When do babies start to care about other people’s feelings?

What parent doesn’t love making their baby laugh? Not all laughs are created equal, though: it’s a lot more fun to make Baby laugh by making silly faces than it is to set off a fit of giggles by slipping, falling, and bashing an elbow into the corner of a table on your way down. No matter how great a sound Baby’s laughter is, there are certain situations where hearing it can kind of hurt your feelings.

Now, in the case of Baby’s case of the giggles over your slip-and-fall, there are a couple of different questions that come up. First, when will she develop a more sophisticated sense of humor? That one might take a while – there are people who never stop thinking slapstick humor is hilarious. The other question, though, ‘when will my baby start caring about my feelings?’ has a more complex answer.

The right ingredients

Caring about other people’s feelings might seem like it should be instinctive, but in reality, there are a few really important, complex ingredients that go into real caring. The fact that many children do start showing signs of empathy so young – some as early as a year old – only proves how fast young children grow and change.

A sense of self

Before Baby can care about how someone else feels, she has to understand what the idea of “someone else” is – that is, she needs to develop the understanding of themselves as an individual living in the world with other individuals. Some studies, including a 2013 study published in Current Biology, suggest that babies have some foundations for this sense of self as newborns, but other schools of thought suggest that a more solid sense of self often develops later, sometime between 6 months and a little over a year old, with the growing understanding of object permanence and a possible development of separation anxiety.

Understanding of emotions and cause and effect

An important step on Baby’s path towards caring about other people’s feelings is understanding what feelings are. Baby is still in the fairly early stages of learning how to talk, but that doesn’t make it too early to start talking to her about what she might be feeling based on what’s going on in her life, or what you might be feeling. More important than knowing the words for emotions, though, is understanding basic concepts of cause and effect, which babies start to pick up on their own as they continue to explore the world in different ways. Many babies start to become more interested in cause and effect in the second half of their first year, exploring by throwing things, dropping things, and playing with noise-making toys. Babies can start to show an instinct to mirror the emotions around them at a very early age – crying when they hear or see someone else crying, for example – but a more complicated concern for how someone might feel based on something that’s happened to them comes along with a more developed understanding of cause and effect.
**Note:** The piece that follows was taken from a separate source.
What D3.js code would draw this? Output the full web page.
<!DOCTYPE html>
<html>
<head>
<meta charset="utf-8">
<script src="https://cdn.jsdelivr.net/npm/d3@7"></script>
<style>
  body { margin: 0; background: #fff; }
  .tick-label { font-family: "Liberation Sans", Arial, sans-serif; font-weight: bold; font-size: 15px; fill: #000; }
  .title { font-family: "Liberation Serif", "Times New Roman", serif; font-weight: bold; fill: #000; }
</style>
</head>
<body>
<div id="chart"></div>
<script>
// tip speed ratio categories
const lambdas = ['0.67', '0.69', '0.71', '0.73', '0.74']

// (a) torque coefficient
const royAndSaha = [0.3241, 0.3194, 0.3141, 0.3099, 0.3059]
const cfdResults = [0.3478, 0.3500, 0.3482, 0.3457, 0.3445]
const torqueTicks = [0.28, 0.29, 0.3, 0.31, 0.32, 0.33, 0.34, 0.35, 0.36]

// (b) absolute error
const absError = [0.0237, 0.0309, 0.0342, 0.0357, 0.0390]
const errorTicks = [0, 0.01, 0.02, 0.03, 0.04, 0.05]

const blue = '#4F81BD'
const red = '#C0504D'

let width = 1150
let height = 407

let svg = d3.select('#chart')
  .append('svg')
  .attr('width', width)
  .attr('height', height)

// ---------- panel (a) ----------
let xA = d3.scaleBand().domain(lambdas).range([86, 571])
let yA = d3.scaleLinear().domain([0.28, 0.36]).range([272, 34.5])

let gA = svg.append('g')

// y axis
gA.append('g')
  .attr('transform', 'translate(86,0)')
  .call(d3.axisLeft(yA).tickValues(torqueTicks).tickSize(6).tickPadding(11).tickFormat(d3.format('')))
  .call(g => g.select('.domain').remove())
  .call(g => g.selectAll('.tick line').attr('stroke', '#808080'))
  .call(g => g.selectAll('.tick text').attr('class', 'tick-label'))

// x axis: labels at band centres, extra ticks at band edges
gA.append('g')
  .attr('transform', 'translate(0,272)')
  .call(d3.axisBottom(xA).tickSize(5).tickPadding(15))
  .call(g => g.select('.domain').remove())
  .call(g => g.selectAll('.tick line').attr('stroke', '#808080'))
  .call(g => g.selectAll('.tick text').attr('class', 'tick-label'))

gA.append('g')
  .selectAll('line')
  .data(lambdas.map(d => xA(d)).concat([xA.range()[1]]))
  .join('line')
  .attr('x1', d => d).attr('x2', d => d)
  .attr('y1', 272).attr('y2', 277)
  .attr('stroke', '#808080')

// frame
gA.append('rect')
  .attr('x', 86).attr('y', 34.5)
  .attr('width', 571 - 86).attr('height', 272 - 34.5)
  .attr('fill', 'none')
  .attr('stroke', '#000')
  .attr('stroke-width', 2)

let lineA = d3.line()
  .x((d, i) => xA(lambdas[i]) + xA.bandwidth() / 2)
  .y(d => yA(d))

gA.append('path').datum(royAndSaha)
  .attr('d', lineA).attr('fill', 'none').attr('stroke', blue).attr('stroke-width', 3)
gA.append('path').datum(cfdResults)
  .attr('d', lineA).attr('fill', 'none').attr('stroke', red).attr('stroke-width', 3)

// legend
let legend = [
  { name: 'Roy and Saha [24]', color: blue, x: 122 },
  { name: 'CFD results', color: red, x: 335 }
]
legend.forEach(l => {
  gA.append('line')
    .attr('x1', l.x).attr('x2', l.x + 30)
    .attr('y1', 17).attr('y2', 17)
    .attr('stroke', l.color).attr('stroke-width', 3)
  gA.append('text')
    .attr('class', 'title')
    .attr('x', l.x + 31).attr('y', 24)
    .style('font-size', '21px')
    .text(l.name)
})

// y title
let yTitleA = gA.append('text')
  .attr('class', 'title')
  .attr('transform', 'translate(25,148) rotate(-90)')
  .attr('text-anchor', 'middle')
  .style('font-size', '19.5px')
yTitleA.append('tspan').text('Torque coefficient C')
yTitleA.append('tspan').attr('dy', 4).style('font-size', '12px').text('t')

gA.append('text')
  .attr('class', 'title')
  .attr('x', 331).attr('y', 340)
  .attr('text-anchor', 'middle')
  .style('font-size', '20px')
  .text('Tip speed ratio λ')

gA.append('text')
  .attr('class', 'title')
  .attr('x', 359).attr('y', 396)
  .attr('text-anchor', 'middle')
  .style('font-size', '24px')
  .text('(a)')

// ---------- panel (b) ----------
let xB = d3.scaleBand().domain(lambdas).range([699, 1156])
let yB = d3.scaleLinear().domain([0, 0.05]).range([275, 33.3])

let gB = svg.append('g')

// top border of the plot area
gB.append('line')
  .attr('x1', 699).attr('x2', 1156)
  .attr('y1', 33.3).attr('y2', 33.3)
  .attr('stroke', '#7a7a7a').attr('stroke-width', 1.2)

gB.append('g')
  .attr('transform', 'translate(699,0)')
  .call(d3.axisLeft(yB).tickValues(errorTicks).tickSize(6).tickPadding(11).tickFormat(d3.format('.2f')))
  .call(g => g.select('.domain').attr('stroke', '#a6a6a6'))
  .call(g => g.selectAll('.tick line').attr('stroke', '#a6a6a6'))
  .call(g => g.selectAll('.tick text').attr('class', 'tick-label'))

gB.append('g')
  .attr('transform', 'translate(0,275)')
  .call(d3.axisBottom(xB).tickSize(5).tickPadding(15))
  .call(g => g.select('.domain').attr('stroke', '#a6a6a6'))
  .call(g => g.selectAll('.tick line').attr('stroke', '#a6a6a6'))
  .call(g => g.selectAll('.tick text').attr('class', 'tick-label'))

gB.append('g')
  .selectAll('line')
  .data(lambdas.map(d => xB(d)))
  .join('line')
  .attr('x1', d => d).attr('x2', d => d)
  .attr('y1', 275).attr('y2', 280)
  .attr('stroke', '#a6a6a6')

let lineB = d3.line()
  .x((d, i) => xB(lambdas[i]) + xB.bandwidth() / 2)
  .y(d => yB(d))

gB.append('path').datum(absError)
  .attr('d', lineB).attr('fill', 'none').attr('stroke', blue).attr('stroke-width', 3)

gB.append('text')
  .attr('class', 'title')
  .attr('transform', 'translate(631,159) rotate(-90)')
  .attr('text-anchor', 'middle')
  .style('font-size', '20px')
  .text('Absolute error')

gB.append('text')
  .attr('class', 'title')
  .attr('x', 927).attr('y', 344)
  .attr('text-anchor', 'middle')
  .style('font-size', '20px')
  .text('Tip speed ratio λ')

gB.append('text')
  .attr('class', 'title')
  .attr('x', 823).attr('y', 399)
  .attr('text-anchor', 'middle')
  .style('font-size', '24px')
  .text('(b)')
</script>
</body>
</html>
A tendency towards kindness

While it’s true that kindness can develop under any conditions, it’s also true that young children learn the way to react from the people in their lives. If Baby sees concern for other people’s feelings, and for her own as a routine part of your family’s lives, she is much more likely to reflect that back in the way she acts around other people, but this reflection back takes time to develop.

How to help Baby develop empathy

Baby is learning about empathy every day just by looking out at the world around her and the people in it, but that doesn’t mean there aren’t ways you can help her out on her way to a greater empathetic understanding.

  • Label feelings: For example, when something makes you sad, excited, angry, happy, or annoyed, tell Baby about it. Not just the feeling, either, but the reason for it. “I think we’re going to be late, and that makes me nervous.” Baby may not understand all of what you’re saying, but it’ll help her start to understand the framework of cause and effect when it comes to emotions. You can also offer her words for her own feelings (“Does it make you mad when I tell you it’s bath time?”) and speculate about other people’s feelings (“Do you think it makes Grandma happy when we call to tell her ‘happy birthday?’”). This will help with both giving Baby words for emotions and helping her draw connections between her own feelings and other people’s.
  • Model kindness: More important than the thing you say to Baby, though, is the way you and other people act around her. She is learning more and more every day, but you and the other important people in her life have a huge effect on what there is for her to learn. Treating Baby with courtesy and respect for her feelings, and letting her see you treat other people with that same kindness and respect can teach her a lot about how to be an empathetic person who thinks about other people’s feelings.
  • Don’t offer rewards: Some research suggests that people who are offered external rewards for good deeds, like charitable giving, can make those people less likely to want to do those good things, so offering Baby a reward for taking turns, or sharing nicely, could actually have the opposite effect before too long. More than that, though, an important part of caring about other people’s feelings comes from wanting to, and feeling that other people’s feelings are important, and that’s something that Baby can only find inside themselves.

Babies grow and change every day, and their feelings and emotional reactions grow with them. There’s no hard-and-fast rule for when Baby will start caring about other people’s feelings, but there’s a good chance she’ll get there sometime between a year and 3 years old. Even with a growing sense of empathy, though, she still may giggle a little if you trip.